For a century, Sankaty Head has been one of the most charming courses one could ever see. Unfortunately, due to its location and private nature, few have. That will change next year when the USGA holds the Mid-Am there, letting the public see Armstrong’s design, which recently underwent a cleverly minimal restoration by Jim Urbina.
Sitting on the eastern end of the island in the shadow of the 170-year-old Sankaty Lighthouse, the course may not touch the Atlantic, but Urbina still considers it a links. “It’s ocean-influenced and the ocean is visible from much of the course,” he explains. “It has a sandy, gravel base. Plus, there are no trees, it’s windswept ground and proper turf, and it plays really firm and fast.”
Armstrong laid out a figure eight with the clubhouse on a high point between the nines. He also fashioned the back nine as its own figure eight with a mound in the middle that affects six holes and brings many different winds into play.
Urbina calls the original design “genius” while downplaying his work, saying, “We blended the course into the natural beauty without sticking out.” But according to Rick Durkes, a 39-year club member who was head of the green committee at the time, it had a big effect.
“Jim didn’t just restore the course, he improved it,” says Durkes. “He started by changing the mowing lines, which had an immediate impact.

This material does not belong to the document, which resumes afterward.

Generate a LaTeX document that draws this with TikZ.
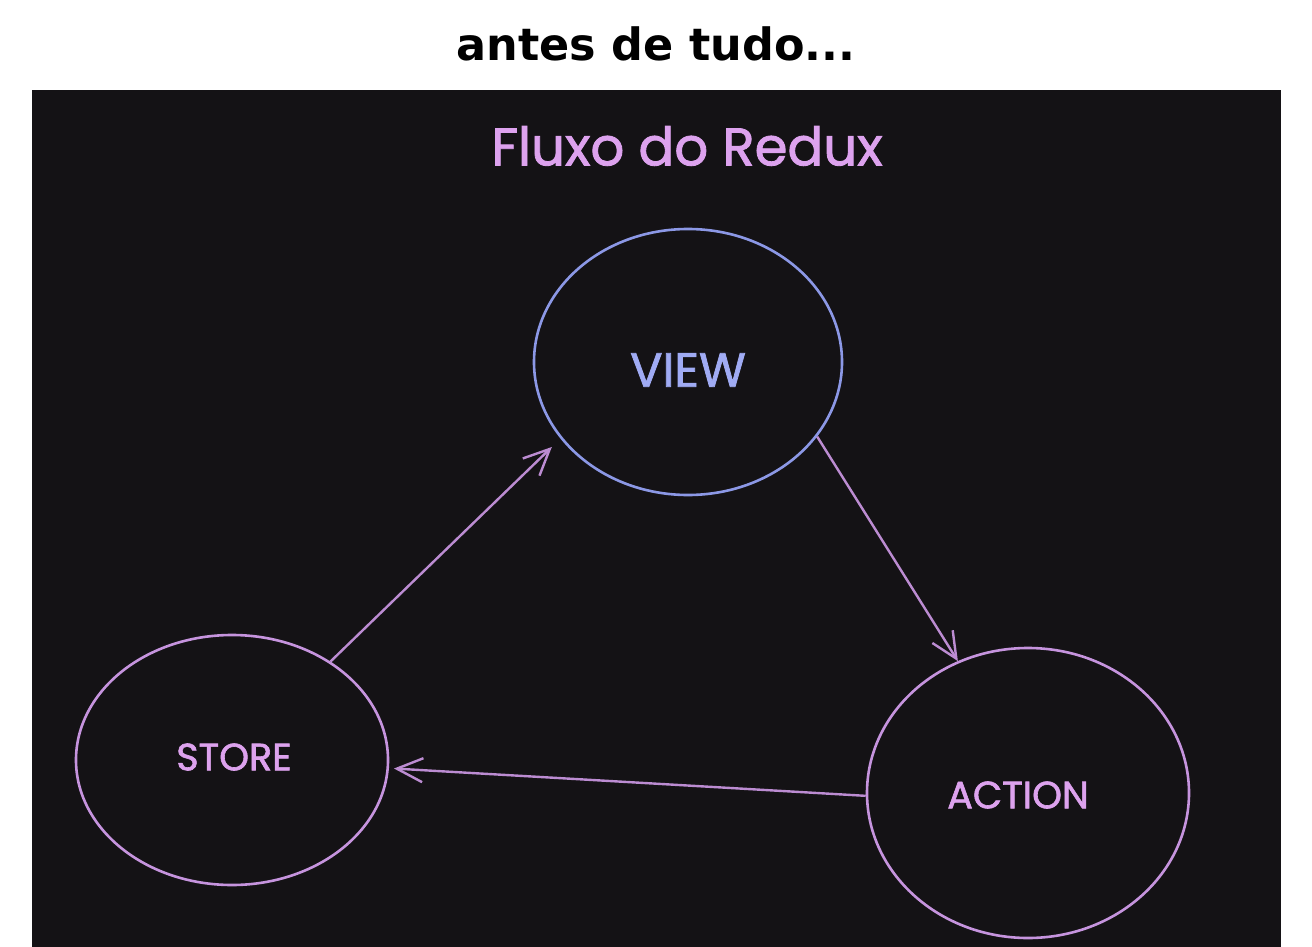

Our greens had been altered by 100 years of sand build-up; enlarging the puttable surfaces gave us more hole locations. He returned our 11th hole to a powerful par four from a short par five that caused traffic congestion. And a small water hazard that had to be artificially fed was restored as a bunker with appropriate drainage.”
Trying to “remove the modernism,” Urbina took out some bunkers and reshaped others to attract errant shots. “Blobs of bluegrass” were returned to natural fescue, scrub oak cleared between fairways. Tees were lowered and mown to create an infinity look, the walks between them and greens shortened and cleaned up.
More than anything, Urbina reinstated the land—undulating, open, and fast—as a strategic element. “Why not utilize what’s there naturally when you have land like this? Holy Mackerel, it has all the contours you would ever want. And some of them put you in places you don’t want to be. You can’t just bang the ball.”
Complimenting Armstrong, Urbina says, “For his only foray into design, it was pretty damn good. He spent several years walking through the thicket to find the routing. It moves perfectly, and as a walk, it’s seamless.”